We have all heard the term workaholic floating around, but what does it actually mean to be a workaholic? I am not talking about being a driven go-getter who is crushing all of their professional goals. I am talking about the person whose life revolves around their work.
Workaholism is an addiction that can seriously impact your personal and professional life. The American Psychological Association defines workaholism as the compulsive need to work and do so to an excessive degree.
A workaholic is someone who feels a compulsion to, or an irresistible urge to work whether they want to or not. It’s more about your personal work habits and motivations.
Do any of the following sound familiar:
You spend more time at work than anywhere else. If you spend most of your time working, and say no to things such as important events, sleep, errands, or time with your family so you can get work done?
You bring work home. With the access of our work emails and constant communication on the phone, this is easy to do.
You work to avoid unpleasant feelings. A lot of times when speaking with clients I find that many clients will say, “I work so that I don’t have to deal with my thoughts.” The truth is if you are dealing with depression, anxiety, loneliness, or any other unresolved conflicts they will not solve your problems. It’s better to spend time with yourself and learn why you are feeling the way you may be feeling. Therapy is a great way to do this. (Fear of failure may be another feeling you are trying to avoid. This could be from comparing yourself to others, or being a perfectionist and working to prove yourself and your worth to others.
You work to feel positive feelings. One of the most dangerous parts of being a workaholic is the reward you get from doing so. The affirmations “she is a hard worker, she is great at what she does, or she is a team player'' provide some temporary satisfaction, but forming this people pleaser pattern can leave you feeling resentful and burned out.
You can’t remember the last time you took a break. This isn’t just speaking of a vacation. When was the last time you took a lunch break? Used PTO? Took a mental health day? Do you struggle with the idea of taking off just to be, even if it’s just to sit home?
You get stressed when you aren’t working. When you try to take a break from work, do you find yourself feeling stressed thinking about all the unfinished tasks waiting for you when you return? These thoughts make you feel stressed and the only way to relieve that stress is to feel like you are doing something productive?
Ways to overcome workaholism
Acknowledge and be committed to fixing the program. Acknowledgement fuels your motivation to make the commitment to change. Affirm and visualize the life you see for yourself. What does work life look like? How does it feel? How do you look walking in it?
Talk to your supervisor if you are having difficulty with your work responsibilities. A good boss will not want you to feel overwhelmed and will want you to be as productive as possible. This is fear for many, but learning to advocate for yourself is key to seeing some type of change.
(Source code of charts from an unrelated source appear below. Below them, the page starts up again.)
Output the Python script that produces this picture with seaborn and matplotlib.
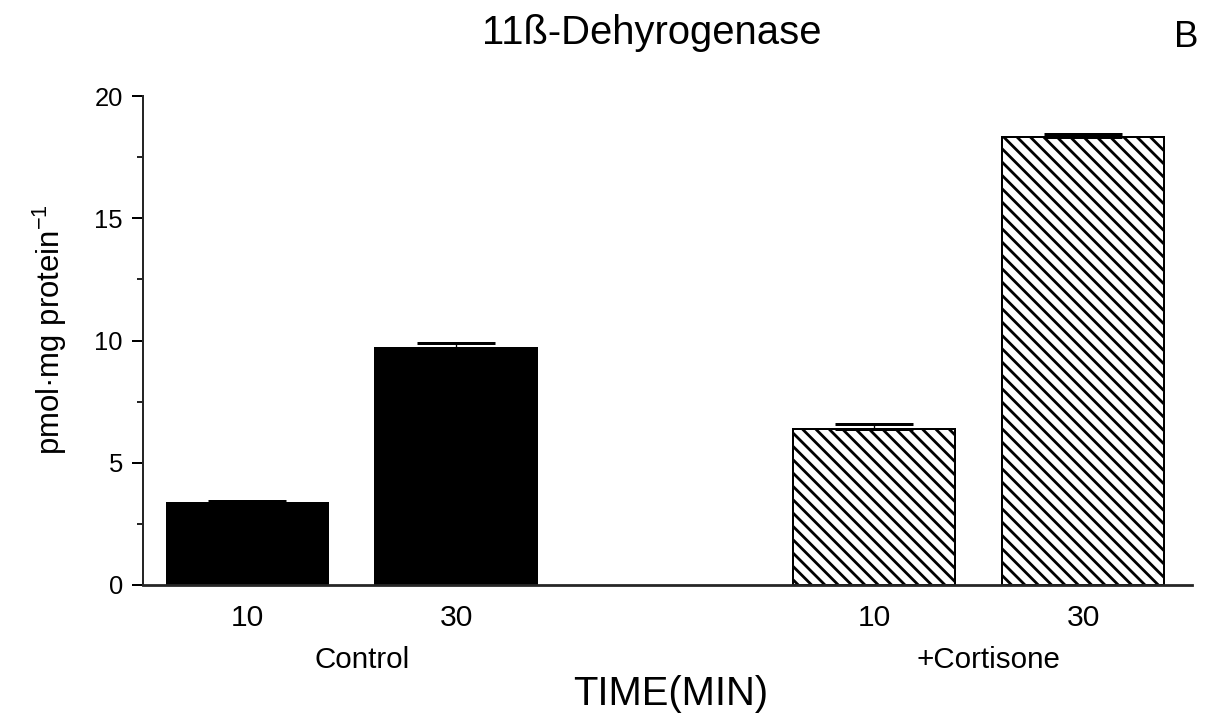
import matplotlib
matplotlib.use("Agg")
import matplotlib.pyplot as plt
import numpy as np
import pandas as pd
import seaborn as sns
from matplotlib.ticker import MultipleLocator

# ---- data ----
groups = ["Control", "Control", "+Cortisone", "+Cortisone"]
times = ["10", "30", "10", "30"]
values = [3.35, 9.69, 6.38, 18.32]
errors = [0.10, 0.20, 0.20, 0.13]
title = "11ß-Dehyrogenase"
panel = "B"
ylabel = r"pmol·mg protein$^{\mathregular{-1}}$"
xlabel = "TIME(MIN)"
yticks = [0, 5, 10, 15, 20]

sns.set_theme(style="ticks")
plt.rcParams["font.family"] = ["Liberation Sans", "DejaVu Sans"]
plt.rcParams["mathtext.fontset"] = "custom"
plt.rcParams["mathtext.rm"] = "Liberation Sans"
plt.rcParams["mathtext.it"] = "Liberation Sans:italic"
plt.rcParams["mathtext.bf"] = "Liberation Sans:bold"
plt.rcParams["hatch.linewidth"] = 2.5
plt.rcParams["hatch.color"] = "black"

slots = [f"{g} {t}" for g, t in zip(groups, times)]
order = [slots[0], slots[1], "gap", slots[2], slots[3]]
df = pd.DataFrame({"slot": slots, "value": values, "group": groups})

W, H, DPI = 1207, 720, 80
fig = plt.figure(figsize=(W / DPI, H / DPI), dpi=DPI)
ax = fig.add_axes([143 / W, 135 / H, 1049 / W, 489 / H])

sns.barplot(data=df, x="slot", y="value", hue="group", order=order,
            hue_order=["Control", "+Cortisone"],
            palette={"Control": "black", "+Cortisone": "white"},
            dodge=False, width=0.775, edgecolor="black", linewidth=1.8,
            errorbar=None, legend=False, ax=ax)

for p in ax.patches:
    fc = p.get_facecolor()
    if fc[0] > 0.5:
        p.set_hatch("\\\\")

xpos = [order.index(s) for s in slots]
ax.errorbar(xpos, values, yerr=[np.zeros(len(values)), errors], fmt="none",
            ecolor="black", elinewidth=1.2, capsize=35.5, capthick=2.7, zorder=5)

ax.set_xlim(-0.5, 4.52)
ax.set_ylim(0, 20)
ax.set_yticks(yticks)
ax.yaxis.set_minor_locator(MultipleLocator(2.5))
ax.set_xticks(range(len(order)))
ax.set_xticklabels(["10", "30", "", "10", "30"])

sns.despine(ax=ax)
ax.spines["left"].set_linewidth(1.8)
ax.spines["bottom"].set_linewidth(2.5)
ax.tick_params(axis="y", which="major", direction="out", length=10, width=1.8,
               labelsize=23, pad=8, colors="black")
ax.tick_params(axis="y", which="minor", direction="out", length=5.4, width=1.8)
ax.tick_params(axis="x", length=0, labelsize=27, pad=17, colors="black")

ax.set_xlabel("")
ax.set_ylabel(ylabel, fontsize=28, color="black")
ax.yaxis.label.set_rotation_mode("default")
ax.yaxis.label.set_va("center")
ax.yaxis.set_label_coords((50 - 143) / 1049, (585 - 330) / 489)

for g in ["Control", "+Cortisone"]:
    gx = np.mean([x for x, gg in zip(xpos, groups) if gg == g])
    ax.annotate(g, xy=(gx, H - 668), xycoords=("data", "figure pixels"),
                xytext=(9, 0), textcoords="offset points",
                ha="center", va="baseline", fontsize=26.5, color="black")

fig.text(671 / W, 1 - 705 / H, xlabel, ha="center", va="baseline",
         fontsize=36, color="black")
fig.text(652 / W, 1 - 44 / H, title, ha="center", va="baseline",
         fontsize=36, color="black")
fig.text(1186 / W, 1 - 47 / H, panel, ha="center", va="baseline",
         fontsize=33, color="black")

fig.savefig("out.png", dpi=DPI, facecolor="white")
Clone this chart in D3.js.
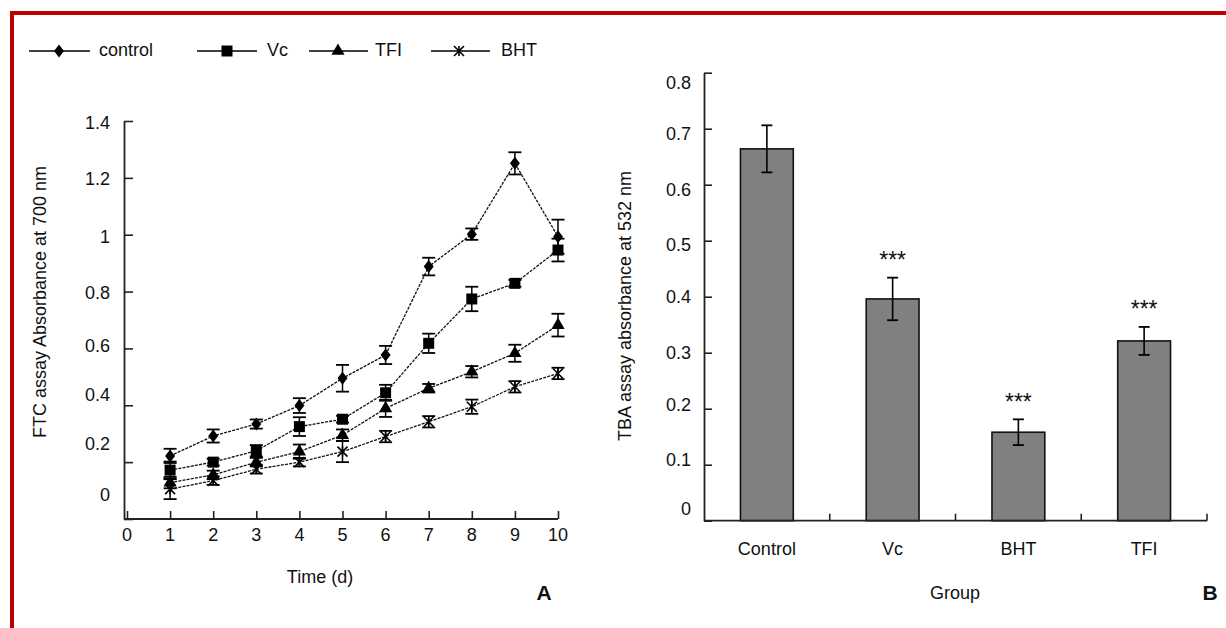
<!DOCTYPE html>
<html>
<head>
<meta charset="utf-8">
<script src="https://cdn.jsdelivr.net/npm/d3@7"></script>
<style>
  html, body { margin: 0; padding: 0; background: #fff; }
  svg { display: block; font-family: "Liberation Sans", Arial, sans-serif; }
  text { fill: #111; }
</style>
</head>
<body>
<svg id="chart" width="1226" height="628"></svg>
<script>
// ---------- Panel A data (FTC assay) ----------
const days = [1, 2, 3, 4, 5, 6, 7, 8, 9, 10];
const controlValues = [0.222, 0.292, 0.334, 0.399, 0.495, 0.577, 0.888, 1.002, 1.251, 0.993];
const controlErrors = [0.025, 0.023, 0.016, 0.026, 0.047, 0.032, 0.031, 0.020, 0.039, 0.060];
const vcValues = [0.172, 0.200, 0.240, 0.325, 0.351, 0.444, 0.618, 0.774, 0.829, 0.946];
const vcErrors = [0.030, 0.012, 0.020, 0.033, 0.012, 0.028, 0.034, 0.043, 0.012, 0.040];
const tfiValues = [0.128, 0.155, 0.200, 0.237, 0.295, 0.389, 0.460, 0.518, 0.583, 0.682];
const tfiErrors = [0.020, 0.015, 0.015, 0.025, 0.020, 0.030, 0.015, 0.020, 0.030, 0.040];
const bhtValues = [0.105, 0.135, 0.175, 0.200, 0.237, 0.290, 0.342, 0.395, 0.465, 0.512];
const bhtErrors = [0.035, 0.015, 0.015, 0.015, 0.037, 0.020, 0.020, 0.025, 0.020, 0.020];
const seriesNames = ["control", "Vc", "TFI", "BHT"];
const xTicksA = [0, 1, 2, 3, 4, 5, 6, 7, 8, 9, 10];
const yTicksA = [0, 0.2, 0.4, 0.6, 0.8, 1, 1.2, 1.4];

// ---------- Panel B data (TBA assay) ----------
const groups = ["Control", "Vc", "BHT", "TFI"];
const groupValues = [0.664, 0.396, 0.158, 0.321];
const groupErrors = [0.042, 0.038, 0.023, 0.025];
const groupSignif = ["", "***", "***", "***"];
const yTicksB = [0, 0.1, 0.2, 0.3, 0.4, 0.5, 0.6, 0.7, 0.8];

const svg = d3.select("#chart");
const FONT = 18;

// red frame
svg.append("rect").attr("x", 10).attr("y", 11).attr("width", 1216).attr("height", 4).attr("fill", "#c00000");
svg.append("rect").attr("x", 10).attr("y", 11).attr("width", 4).attr("height", 617).attr("fill", "#c00000");

// ---------- markers ----------
function markerPath(kind) {
  if (kind === "control") return "M0,-6.5L5,0L0,6.5L-5,0Z";
  if (kind === "Vc") return d3.symbol(d3.symbolSquare, 121)();
  if (kind === "TFI") return d3.symbol(d3.symbolTriangle, 75)();
  // BHT: asterisk-like star
  const r = 5;
  return `M${-r},${-r}L${r},${r}M${-r},${r}L${r},${-r}M0,${-r}L0,${r}`;
}
function drawMarker(g, kind, x, y) {
  const p = g.append("path").attr("d", markerPath(kind)).attr("transform", `translate(${x},${y})`);
  if (kind === "BHT") p.attr("fill", "none").attr("stroke", "#000").attr("stroke-width", 1.6);
  else p.attr("fill", "#000");
}

// ---------- Panel A ----------
const xA = d3.scaleLinear().domain([0, 10]).range([127, 558]);
const yA = d3.scaleLinear().domain([0, 1.4]).range([519, 121]);
const axisLeftX = 124;
const gA = svg.append("g");

// y axis
const yAxisA = gA.append("g").attr("transform", `translate(${axisLeftX},0)`)
  .call(d3.axisRight(yA).tickValues(yTicksA).tickSize(9).tickSizeOuter(0).tickFormat(""));
yAxisA.select(".domain").attr("stroke", "#222").attr("stroke-width", 1.8);
yAxisA.selectAll(".tick line").attr("stroke", "#222").attr("stroke-width", 1.6);
// y tick labels (as in the figure, the lower labels sit slightly above their ticks)
const yLabelShiftA = {0: -24, 0.2: -18, 0.4: -11, 0.6: -3, 0.8: 1, 1: 2, 1.2: 1, 1.4: 2};
gA.append("g").selectAll("text").data(yTicksA).join("text")
  .attr("x", 110).attr("y", d => yA(d) + yLabelShiftA[d])
  .attr("dy", "0.35em").attr("text-anchor", "end").attr("font-size", FONT)
  .text(d => d3.format("~g")(d));

// x axis
const xAxisA = gA.append("g").attr("transform", `translate(0,${yA(0)})`)
  .call(d3.axisTop(xA).tickValues(xTicksA).tickSize(8).tickSizeOuter(0).tickFormat(""));
xAxisA.select(".domain").remove();
xAxisA.selectAll(".tick line").attr("stroke", "#222").attr("stroke-width", 1.6);
gA.append("line").attr("x1", axisLeftX).attr("x2", xA(10)).attr("y1", yA(0)).attr("y2", yA(0))
  .attr("stroke", "#222").attr("stroke-width", 1.8);
gA.append("g").selectAll("text").data(xTicksA).join("text")
  .attr("x", d => xA(d)).attr("y", 535).attr("dy", "0.35em")
  .attr("text-anchor", "middle").attr("font-size", FONT).text(d => d);

// titles
gA.append("text").attr("x", 320).attr("y", 577).attr("dy", "0.35em").attr("text-anchor", "middle")
  .attr("font-size", FONT).text("Time (d)");
gA.append("text").attr("transform", "translate(40,302) rotate(-90)").attr("dy", "0.35em")
  .attr("text-anchor", "middle").attr("font-size", FONT).text("FTC assay Absorbance at 700 nm");
gA.append("text").attr("x", 544).attr("y", 593).attr("dy", "0.35em").attr("text-anchor", "middle")
  .attr("font-size", 21).attr("font-weight", "bold").text("A");

// series
const seriesA = [
  {name: "control", values: controlValues, errors: controlErrors},
  {name: "Vc", values: vcValues, errors: vcErrors},
  {name: "TFI", values: tfiValues, errors: tfiErrors},
  {name: "BHT", values: bhtValues, errors: bhtErrors}
];
const line = d3.line().x(d => xA(d.day)).y(d => yA(d.v));
seriesA.forEach(s => {
  const pts = days.map((day, i) => ({day, v: s.values[i], e: s.errors[i]}));
  const g = gA.append("g");
  g.append("path").datum(pts).attr("d", line).attr("fill", "none")
    .attr("stroke", "#111").attr("stroke-width", 1.3).attr("stroke-dasharray", "3,1.2");
  pts.forEach(p => {
    const x = xA(p.day), y1 = yA(p.v + p.e), y2 = yA(p.v - p.e);
    g.append("line").attr("x1", x).attr("x2", x).attr("y1", y1).attr("y2", y2).attr("stroke", "#000").attr("stroke-width", 1.5);
    [y1, y2].forEach(yy => g.append("line").attr("x1", x - 6.5).attr("x2", x + 6.5).attr("y1", yy).attr("y2", yy)
      .attr("stroke", "#000").attr("stroke-width", 1.8));
    drawMarker(g, s.name, x, yA(p.v));
  });
});

// legend
const legendX = {control: [29, 90, 59, 99], Vc: [197, 257, 227, 267], TFI: [309, 368, 338, 375], BHT: [431, 490, 459, 501]};
const legY = 51;
seriesNames.forEach(n => {
  const [a, b, m, t] = legendX[n];
  svg.append("line").attr("x1", a).attr("x2", b).attr("y1", legY).attr("y2", legY).attr("stroke", "#000").attr("stroke-width", 1.5);
  drawMarker(svg, n, m, legY);
  svg.append("text").attr("x", t).attr("y", legY).attr("dy", "0.3em").attr("font-size", FONT).text(n);
});

// ---------- Panel B ----------
const xB = d3.scaleBand().domain(groups).range([704, 1207]).paddingInner(0.58).paddingOuter(0.29);
const yB = d3.scaleLinear().domain([0, 0.8]).range([520.7, 72.7]);
const gB = svg.append("g");

const yAxisB = gB.append("g").attr("transform", `translate(704,0)`)
  .call(d3.axisRight(yB).tickValues(yTicksB).tickSize(8).tickSizeOuter(0).tickFormat(""));
yAxisB.select(".domain").attr("stroke", "#222").attr("stroke-width", 1.8);
yAxisB.selectAll(".tick line").attr("stroke", "#222").attr("stroke-width", 1.6);
const yLabelShiftB = {0: -12, 0.1: -5, 0.2: -4, 0.3: 0, 0.4: 0, 0.5: 4, 0.6: 5, 0.7: 5, 0.8: 10};
gB.append("g").selectAll("text").data(yTicksB).join("text")
  .attr("x", 691).attr("y", d => yB(d) + yLabelShiftB[d]).attr("dy", "0.35em")
  .attr("text-anchor", "end").attr("font-size", FONT).text(d => d3.format("~g")(d));

// bars
groups.forEach((gname, i) => {
  const x = xB(gname), w = xB.bandwidth(), v = groupValues[i], e = groupErrors[i];
  gB.append("rect").attr("x", x).attr("y", yB(v)).attr("width", w).attr("height", yB(0) - yB(v))
    .attr("fill", "#808080").attr("stroke", "#111").attr("stroke-width", 1.6);
  const cx = x + w / 2, y1 = yB(v + e), y2 = yB(v - e);
  gB.append("line").attr("x1", cx).attr("x2", cx).attr("y1", y1).attr("y2", y2).attr("stroke", "#000").attr("stroke-width", 1.6);
  [y1, y2].forEach(yy => gB.append("line").attr("x1", cx - 5.5).attr("x2", cx + 5.5).attr("y1", yy).attr("y2", yy)
    .attr("stroke", "#000").attr("stroke-width", 1.8));
  if (groupSignif[i]) {
    gB.append("text").attr("x", cx).attr("y", y1 - 9.5).attr("text-anchor", "middle")
      .attr("font-size", 23).text(groupSignif[i]);
  }
  gB.append("text").attr("x", cx).attr("y", 549).attr("dy", "0.35em").attr("text-anchor", "middle")
    .attr("font-size", FONT).text(gname);
});

// x axis B
gB.append("line").attr("x1", 704).attr("x2", 1207).attr("y1", yB(0)).attr("y2", yB(0)).attr("stroke", "#222").attr("stroke-width", 1.8);
const boundaries = groups.map(g => xB(g) + xB.bandwidth() + xB.step() * xB.paddingInner() / 2);
gB.append("g").selectAll("line").data(boundaries).join("line")
  .attr("x1", d => d).attr("x2", d => d).attr("y1", yB(0)).attr("y2", yB(0) - 7)
  .attr("stroke", "#222").attr("stroke-width", 1.6);

gB.append("text").attr("x", 955).attr("y", 593).attr("dy", "0.35em").attr("text-anchor", "middle")
  .attr("font-size", FONT).text("Group");
gB.append("text").attr("transform", "translate(625,306) rotate(-90)").attr("dy", "0.35em")
  .attr("text-anchor", "middle").attr("font-size", FONT).text("TBA assay absorbance at 532 nm");
gB.append("text").attr("x", 1210).attr("y", 593).attr("dy", "0.35em").attr("text-anchor", "middle")
  .attr("font-size", 21).attr("font-weight", "bold").text("B");
</script>
</body>
</html>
Practice setting boundaries. This will be difficult, but with practice it gets easier over time. Practice getting to and leaving work on time. Not checking your work emails or messages outside of work hours. Not doing work related things over the weekend. An accountability partner is great in the boundary department. Putting your phone on do not disturb at a certain hour is a great tip as well. If you work from home, this can be quite the challenge. Practice working in a certain area of your home so you don’t blur the line betweens between work time and personal time. You will have to practice shutting down your computer or work devices at the end work time as well.
Rest intentionally. Redefine what rest looks like for you. Schedule time in your daily calendar to rest. Rest can look however you need it to. Take half days and do nothing. Take yourself to the spa. Sit on your couch and practice doing nothing. Plan some time with family and friends. Plan a staycation in the city. Take a solo trip. Sometimes getting outside of your home or office area will force you to disconnect.
Practice holistic wellness. Take care of yourself, mind, body, and spirit. Consider the following areas of self-care as you think about total wellness.
6. Seek professional help. Working with a therapist or mental health professional may be beneficial if you feel that navigating workaholism is requiring more work that you feel equipped to do on your own. A therapist can help you walk through why you are struggling, and help you process any difficult emotions that you are trying to avoid by working.